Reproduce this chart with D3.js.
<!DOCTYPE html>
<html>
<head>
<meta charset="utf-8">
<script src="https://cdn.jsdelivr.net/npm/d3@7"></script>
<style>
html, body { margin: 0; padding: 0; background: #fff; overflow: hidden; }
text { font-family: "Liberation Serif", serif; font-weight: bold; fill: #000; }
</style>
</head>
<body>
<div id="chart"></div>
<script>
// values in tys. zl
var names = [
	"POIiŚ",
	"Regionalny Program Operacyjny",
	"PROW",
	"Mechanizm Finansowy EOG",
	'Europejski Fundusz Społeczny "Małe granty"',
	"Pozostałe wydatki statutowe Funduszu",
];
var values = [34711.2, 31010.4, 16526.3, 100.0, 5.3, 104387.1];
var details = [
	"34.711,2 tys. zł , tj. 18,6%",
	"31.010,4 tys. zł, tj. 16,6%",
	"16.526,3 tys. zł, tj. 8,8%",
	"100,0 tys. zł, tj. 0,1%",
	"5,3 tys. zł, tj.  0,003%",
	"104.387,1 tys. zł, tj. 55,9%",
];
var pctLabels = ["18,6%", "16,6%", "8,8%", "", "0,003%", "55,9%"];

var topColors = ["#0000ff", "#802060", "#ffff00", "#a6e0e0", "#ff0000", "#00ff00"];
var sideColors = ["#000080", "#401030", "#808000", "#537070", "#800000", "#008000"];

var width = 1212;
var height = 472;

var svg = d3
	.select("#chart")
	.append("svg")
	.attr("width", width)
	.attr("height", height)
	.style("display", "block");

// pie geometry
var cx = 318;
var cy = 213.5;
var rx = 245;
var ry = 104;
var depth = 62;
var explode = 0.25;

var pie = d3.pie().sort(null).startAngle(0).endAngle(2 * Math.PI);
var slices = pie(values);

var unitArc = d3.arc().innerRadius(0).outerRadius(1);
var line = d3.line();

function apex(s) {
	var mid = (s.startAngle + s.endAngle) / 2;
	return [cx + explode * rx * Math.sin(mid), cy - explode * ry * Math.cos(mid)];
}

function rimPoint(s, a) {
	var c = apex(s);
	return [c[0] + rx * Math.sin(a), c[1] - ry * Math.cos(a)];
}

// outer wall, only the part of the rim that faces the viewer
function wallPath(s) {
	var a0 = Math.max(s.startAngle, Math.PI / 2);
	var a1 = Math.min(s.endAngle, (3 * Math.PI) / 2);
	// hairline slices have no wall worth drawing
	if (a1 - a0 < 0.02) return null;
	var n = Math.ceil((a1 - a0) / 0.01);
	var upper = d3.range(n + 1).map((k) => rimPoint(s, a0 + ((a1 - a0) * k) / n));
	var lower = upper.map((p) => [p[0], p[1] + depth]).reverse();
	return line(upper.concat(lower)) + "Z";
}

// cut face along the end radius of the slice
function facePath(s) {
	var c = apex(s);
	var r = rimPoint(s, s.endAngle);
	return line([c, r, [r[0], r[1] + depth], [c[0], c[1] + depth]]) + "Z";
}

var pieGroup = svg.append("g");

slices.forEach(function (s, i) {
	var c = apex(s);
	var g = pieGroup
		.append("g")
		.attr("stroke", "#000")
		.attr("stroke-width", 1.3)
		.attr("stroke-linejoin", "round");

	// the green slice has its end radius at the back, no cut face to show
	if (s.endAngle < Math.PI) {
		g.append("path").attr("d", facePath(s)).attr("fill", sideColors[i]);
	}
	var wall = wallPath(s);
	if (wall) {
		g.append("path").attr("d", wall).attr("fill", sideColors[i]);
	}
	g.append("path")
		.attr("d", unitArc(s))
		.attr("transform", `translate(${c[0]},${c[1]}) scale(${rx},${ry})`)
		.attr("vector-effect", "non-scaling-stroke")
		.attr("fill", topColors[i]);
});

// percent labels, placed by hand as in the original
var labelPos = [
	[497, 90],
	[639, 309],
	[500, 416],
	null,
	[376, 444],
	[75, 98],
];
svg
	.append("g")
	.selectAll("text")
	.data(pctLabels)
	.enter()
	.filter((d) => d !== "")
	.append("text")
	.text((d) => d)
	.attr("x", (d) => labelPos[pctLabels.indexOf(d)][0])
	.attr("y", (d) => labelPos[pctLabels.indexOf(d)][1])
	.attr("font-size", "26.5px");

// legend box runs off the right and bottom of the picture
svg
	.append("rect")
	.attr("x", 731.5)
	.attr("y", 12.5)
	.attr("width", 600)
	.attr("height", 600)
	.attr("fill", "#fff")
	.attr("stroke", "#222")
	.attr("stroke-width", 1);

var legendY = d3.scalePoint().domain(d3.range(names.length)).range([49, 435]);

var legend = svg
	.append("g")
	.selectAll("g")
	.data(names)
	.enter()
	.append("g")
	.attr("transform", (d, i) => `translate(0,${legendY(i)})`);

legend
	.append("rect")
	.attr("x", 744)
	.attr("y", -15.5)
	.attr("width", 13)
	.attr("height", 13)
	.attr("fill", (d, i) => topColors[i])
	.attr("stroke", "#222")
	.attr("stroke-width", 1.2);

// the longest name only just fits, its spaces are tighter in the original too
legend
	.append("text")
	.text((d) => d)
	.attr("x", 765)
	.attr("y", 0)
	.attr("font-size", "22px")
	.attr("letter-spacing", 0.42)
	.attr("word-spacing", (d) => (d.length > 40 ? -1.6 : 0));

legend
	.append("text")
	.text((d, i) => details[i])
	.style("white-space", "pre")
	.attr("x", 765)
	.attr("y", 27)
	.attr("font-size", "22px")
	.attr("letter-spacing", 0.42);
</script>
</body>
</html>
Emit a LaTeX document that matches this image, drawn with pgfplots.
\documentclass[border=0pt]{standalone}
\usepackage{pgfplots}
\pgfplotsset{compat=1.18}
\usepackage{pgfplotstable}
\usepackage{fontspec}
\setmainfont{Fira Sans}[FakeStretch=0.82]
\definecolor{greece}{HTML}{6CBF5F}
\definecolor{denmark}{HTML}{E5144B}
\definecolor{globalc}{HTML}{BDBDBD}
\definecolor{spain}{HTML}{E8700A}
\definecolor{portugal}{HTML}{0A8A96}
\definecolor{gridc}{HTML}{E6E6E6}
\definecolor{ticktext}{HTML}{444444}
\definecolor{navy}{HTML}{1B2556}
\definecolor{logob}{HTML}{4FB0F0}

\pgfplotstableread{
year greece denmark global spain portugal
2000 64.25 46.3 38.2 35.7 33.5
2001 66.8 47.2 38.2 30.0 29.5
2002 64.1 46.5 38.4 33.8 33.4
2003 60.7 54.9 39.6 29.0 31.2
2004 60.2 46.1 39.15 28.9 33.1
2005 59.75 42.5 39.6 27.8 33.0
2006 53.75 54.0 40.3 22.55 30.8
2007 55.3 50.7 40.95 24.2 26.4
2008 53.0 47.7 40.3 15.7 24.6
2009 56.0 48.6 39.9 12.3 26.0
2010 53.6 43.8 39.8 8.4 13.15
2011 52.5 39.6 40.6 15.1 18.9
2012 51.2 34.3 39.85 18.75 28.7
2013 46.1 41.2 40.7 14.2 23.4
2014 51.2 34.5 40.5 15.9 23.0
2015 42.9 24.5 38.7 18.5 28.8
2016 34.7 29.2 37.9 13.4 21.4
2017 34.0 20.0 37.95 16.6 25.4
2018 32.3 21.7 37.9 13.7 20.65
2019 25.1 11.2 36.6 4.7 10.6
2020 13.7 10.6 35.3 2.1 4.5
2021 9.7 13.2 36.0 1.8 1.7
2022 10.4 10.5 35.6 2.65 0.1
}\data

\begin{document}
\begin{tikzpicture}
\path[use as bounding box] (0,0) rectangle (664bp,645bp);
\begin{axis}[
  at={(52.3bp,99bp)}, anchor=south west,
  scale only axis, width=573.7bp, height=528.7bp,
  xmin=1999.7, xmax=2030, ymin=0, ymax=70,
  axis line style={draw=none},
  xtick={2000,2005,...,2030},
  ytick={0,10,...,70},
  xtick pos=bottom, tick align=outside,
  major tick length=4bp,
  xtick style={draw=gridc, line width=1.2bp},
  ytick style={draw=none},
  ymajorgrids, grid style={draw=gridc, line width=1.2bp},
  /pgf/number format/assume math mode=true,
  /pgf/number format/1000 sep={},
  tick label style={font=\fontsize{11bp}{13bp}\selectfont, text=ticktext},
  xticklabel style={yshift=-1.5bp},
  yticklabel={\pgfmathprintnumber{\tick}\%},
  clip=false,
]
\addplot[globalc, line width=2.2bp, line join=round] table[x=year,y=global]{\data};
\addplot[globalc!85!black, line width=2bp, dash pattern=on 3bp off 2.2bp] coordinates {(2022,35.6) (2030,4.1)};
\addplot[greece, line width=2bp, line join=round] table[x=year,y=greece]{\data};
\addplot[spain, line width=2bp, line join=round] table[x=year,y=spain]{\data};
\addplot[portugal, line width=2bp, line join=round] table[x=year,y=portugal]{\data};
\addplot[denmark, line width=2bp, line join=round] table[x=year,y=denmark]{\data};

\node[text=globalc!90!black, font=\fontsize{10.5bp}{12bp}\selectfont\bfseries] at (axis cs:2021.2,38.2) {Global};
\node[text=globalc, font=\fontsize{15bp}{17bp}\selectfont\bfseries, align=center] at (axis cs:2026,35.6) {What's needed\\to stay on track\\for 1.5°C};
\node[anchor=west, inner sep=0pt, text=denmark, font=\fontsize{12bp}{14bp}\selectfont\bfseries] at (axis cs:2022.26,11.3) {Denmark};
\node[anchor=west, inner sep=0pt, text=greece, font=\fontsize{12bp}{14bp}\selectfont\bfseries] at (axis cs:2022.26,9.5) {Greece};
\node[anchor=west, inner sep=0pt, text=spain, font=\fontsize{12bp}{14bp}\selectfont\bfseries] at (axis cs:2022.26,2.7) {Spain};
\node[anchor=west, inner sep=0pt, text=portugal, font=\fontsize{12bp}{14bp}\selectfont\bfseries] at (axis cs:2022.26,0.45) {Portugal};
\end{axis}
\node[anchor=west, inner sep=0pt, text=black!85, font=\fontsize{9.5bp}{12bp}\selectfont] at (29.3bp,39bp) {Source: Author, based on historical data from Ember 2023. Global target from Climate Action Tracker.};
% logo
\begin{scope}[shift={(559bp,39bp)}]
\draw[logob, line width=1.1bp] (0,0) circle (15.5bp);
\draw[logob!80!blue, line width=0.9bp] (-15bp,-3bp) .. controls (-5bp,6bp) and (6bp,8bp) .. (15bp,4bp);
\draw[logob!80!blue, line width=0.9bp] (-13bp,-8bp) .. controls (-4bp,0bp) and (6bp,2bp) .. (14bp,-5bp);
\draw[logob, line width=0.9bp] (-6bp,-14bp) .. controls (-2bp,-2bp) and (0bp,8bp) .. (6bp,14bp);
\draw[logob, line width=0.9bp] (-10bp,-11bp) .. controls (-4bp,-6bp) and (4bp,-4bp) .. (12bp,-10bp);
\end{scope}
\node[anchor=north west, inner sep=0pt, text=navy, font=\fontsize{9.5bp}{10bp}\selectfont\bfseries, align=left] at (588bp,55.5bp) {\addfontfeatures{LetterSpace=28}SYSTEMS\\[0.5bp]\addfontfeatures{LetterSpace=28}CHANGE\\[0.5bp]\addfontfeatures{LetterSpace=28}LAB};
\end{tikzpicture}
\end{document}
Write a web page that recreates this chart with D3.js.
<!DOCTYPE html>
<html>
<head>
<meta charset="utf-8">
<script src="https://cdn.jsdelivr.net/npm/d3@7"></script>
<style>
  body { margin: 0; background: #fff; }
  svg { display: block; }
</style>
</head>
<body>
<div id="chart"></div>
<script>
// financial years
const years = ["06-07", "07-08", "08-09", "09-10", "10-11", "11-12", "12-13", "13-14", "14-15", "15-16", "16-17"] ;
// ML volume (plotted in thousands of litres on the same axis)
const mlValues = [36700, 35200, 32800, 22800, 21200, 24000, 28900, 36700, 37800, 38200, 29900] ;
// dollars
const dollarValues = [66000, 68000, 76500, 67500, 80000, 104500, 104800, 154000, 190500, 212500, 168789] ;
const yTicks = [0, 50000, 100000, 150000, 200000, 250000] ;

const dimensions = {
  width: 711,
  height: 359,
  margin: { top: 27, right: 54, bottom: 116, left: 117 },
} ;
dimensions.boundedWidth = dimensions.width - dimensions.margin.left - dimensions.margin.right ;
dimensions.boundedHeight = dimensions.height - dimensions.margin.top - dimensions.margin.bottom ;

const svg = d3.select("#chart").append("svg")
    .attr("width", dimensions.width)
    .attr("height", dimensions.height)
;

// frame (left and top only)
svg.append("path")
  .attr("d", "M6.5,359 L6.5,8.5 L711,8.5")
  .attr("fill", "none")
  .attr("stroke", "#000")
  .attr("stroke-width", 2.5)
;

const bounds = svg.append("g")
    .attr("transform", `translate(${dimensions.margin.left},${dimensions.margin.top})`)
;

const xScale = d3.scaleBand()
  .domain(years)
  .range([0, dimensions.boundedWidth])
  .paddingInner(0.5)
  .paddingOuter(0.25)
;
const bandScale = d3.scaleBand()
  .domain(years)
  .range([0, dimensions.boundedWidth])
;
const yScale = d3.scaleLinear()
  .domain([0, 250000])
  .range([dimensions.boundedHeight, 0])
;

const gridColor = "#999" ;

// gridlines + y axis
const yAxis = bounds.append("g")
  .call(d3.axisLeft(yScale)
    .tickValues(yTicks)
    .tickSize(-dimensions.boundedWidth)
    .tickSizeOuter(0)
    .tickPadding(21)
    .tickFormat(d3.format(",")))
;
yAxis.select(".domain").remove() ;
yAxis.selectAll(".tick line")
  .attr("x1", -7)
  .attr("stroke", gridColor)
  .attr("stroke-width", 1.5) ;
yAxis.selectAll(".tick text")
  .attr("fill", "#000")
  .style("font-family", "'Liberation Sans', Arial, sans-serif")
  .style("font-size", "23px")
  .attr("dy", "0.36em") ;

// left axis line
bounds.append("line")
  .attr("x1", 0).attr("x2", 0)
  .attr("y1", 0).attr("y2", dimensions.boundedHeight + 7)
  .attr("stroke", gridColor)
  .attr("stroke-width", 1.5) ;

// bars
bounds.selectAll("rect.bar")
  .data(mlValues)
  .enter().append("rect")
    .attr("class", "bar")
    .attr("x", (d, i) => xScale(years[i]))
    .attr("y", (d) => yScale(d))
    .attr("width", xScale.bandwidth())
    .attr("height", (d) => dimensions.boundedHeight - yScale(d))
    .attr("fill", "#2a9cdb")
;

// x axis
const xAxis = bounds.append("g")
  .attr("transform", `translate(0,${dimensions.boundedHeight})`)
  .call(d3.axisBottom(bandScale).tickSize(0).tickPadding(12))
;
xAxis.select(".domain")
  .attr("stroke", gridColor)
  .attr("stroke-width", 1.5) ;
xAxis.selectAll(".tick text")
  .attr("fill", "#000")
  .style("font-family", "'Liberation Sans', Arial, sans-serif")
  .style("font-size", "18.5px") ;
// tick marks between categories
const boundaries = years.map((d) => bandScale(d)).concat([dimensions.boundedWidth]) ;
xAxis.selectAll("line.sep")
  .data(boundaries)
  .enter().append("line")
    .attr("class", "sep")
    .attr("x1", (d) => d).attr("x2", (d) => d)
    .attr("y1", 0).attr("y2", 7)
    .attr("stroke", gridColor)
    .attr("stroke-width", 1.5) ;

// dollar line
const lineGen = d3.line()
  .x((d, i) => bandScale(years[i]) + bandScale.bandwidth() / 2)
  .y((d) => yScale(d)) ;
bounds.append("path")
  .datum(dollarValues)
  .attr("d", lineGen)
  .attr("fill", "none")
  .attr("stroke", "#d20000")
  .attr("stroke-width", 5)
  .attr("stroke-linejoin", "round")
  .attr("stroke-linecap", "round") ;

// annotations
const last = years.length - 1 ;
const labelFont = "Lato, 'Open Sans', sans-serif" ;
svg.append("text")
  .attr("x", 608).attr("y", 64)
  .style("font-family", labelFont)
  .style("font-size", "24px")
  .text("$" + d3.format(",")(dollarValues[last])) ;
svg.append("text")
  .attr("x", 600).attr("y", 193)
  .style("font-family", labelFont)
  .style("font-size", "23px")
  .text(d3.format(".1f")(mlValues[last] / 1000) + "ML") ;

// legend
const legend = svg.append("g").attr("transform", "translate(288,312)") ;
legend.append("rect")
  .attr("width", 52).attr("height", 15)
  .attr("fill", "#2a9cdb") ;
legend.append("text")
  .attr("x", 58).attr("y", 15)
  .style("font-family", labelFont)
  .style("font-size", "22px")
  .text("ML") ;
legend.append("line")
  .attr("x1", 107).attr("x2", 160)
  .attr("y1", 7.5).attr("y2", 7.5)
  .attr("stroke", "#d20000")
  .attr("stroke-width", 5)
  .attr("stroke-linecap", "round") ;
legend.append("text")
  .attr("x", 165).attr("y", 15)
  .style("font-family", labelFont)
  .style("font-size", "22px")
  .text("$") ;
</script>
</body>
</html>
###
» **What is needed**
From the listing above, collect every line that mentions the word "with".

» **Result**
Reproduce this chart with D3.js.
Emit a LaTeX document that matches this image, drawn with pgfplots.
Write a web page that recreates this chart with D3.js.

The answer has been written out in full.